George W. Bush Praises Cheap Labor Immigration: ‘We Ought to Say Thank You and Welcome Them’

Former U.S. President George W. Bush speaks at a forum sponsored by the George W. Bush Ins
AP Photo/Seth Wenig

Former President George W. Bush praised the inflow of illegal and legal immigrants to the United States, saying Americans should “say ‘Thank you'” to migrants and “welcome them.”

Addressing a summit in Abu Dhabi, United Arab Emirates, Bush criticized President Trump’s decision to end the President Obama-created Deferred Action for Childhood Arrivals (DACA) program, which gave temporary amnesty to nearly 800,000 illegal aliens.

“America’s their home,” Bush said, according to the Associated Press. “They’ve got to get it fixed.”

Bush also explained how he tried to pass amnesty for millions of illegal aliens during his time in the White House, echoing the talking points often used by the U.S. Chamber of Commerce and big business lobby to continue the inflow of more than one million mostly low-skilled illegal and legal immigrants to the country every year.

“There are people willing to do jobs that Americans won’t do,” Bush told his Arab audience. “Americans don’t want to pick cotton at 105 degrees (Fahrenheit), but there are [migrant] people who want put food on their family’s tables and are willing to do that. We ought to say thank you and welcome them.”

However, many Americans pick cotton, often in very high temperatures, using American-made machinery.

Bush’s suggestion that Americans are unwilling to do blue-collar jobs is not backed up by data collected and analyzed by the Center for Immigration Studies.

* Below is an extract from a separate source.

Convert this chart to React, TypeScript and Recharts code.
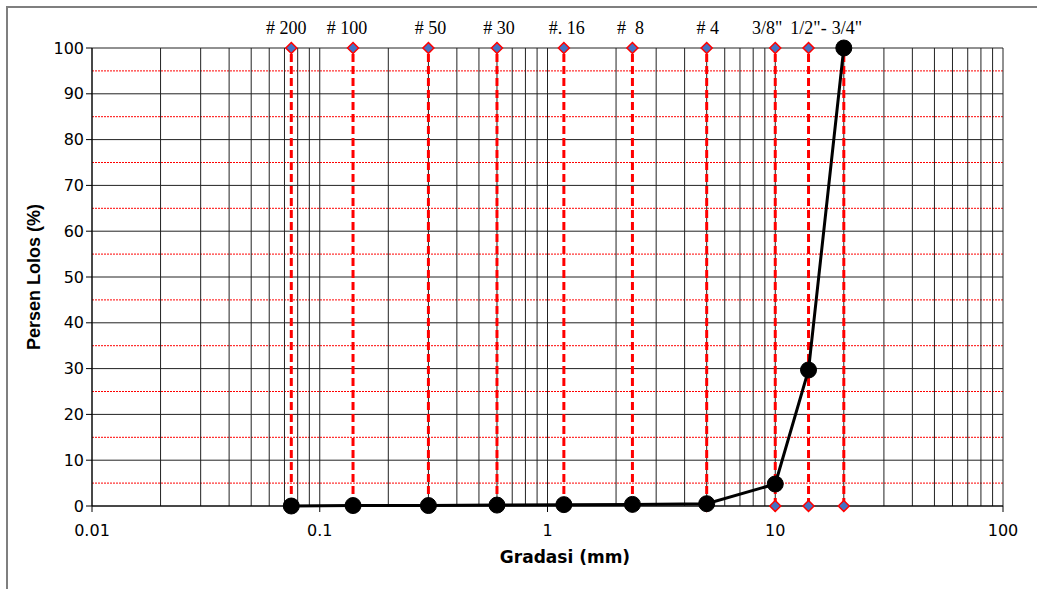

For example, research by Steven Camarota found that of the more than 460 occupations analyzed, only four were dominated by foreign-born workers. Those four occupations accounted for less than one percent of the total U.S. workforce.

In jobs like housekeeping, construction work, butchers, and even taxi drivers, native-born Americans continue to make up the majority of the workforce.

Every year the U.S. admits more than one million foreign nationals, with the vast majority deriving from family-based chain migration, whereby newly naturalized citizens can bring an unlimited number of foreign relatives to the U.S. In 2016, the legal and illegal immigrant population reached a record high of 44 million. By 2023, the Center for Immigration Studies estimates that the legal and illegal immigrant population of the U.S. will make up nearly 15 percent of the entire U.S. population.

Automation and robots are set to wipe out 30 percent of the U.S. workforce, though, as companies automate more routine work.

Mass legal immigration to the U.S. has come at the expense of America’s working and middle class, which has suffered from poor job growth, stagnant wages, and increased public costs to offset the importation of millions of low-skilled foreign nationals.

For blue-collar American workers, mass immigration has not only kept wages down, but in many cases, decreased wages, as Breitbart News reported. Meanwhile, the U.S. continues importing more foreign nationals against whom working-class Americans are forced to compete. In 2016, the U.S. brought in about 1.8 million mostly low-skilled immigrants.

For white-collar American workers, mass immigration has become a tool for the big business lobby, cheap labor industry, and Silicon Valley elites to replace U.S. citizens with cheaper foreign workers. For example, as Breitbart News reported, 71 percent of tech workers in coveted high-paying, white-collar Silicon Valley jobs are foreign-born, while the tech industry in the San Francisco, Oakland, and Hayward area is made up of 50 percent foreign-born tech workers.

Median earning of full-time, year-round workers, 15 years and older, 1960 to 2016.

The massive importation of low-skilled foreign nationals to the U.S. has translated to a cheap labor economy that has aided in keeping American mens’ wages stagnant for at least 44 years, as Breitbart News reported. Median earnings for American men working full-time were actually lower in 2016 than they were in 2007.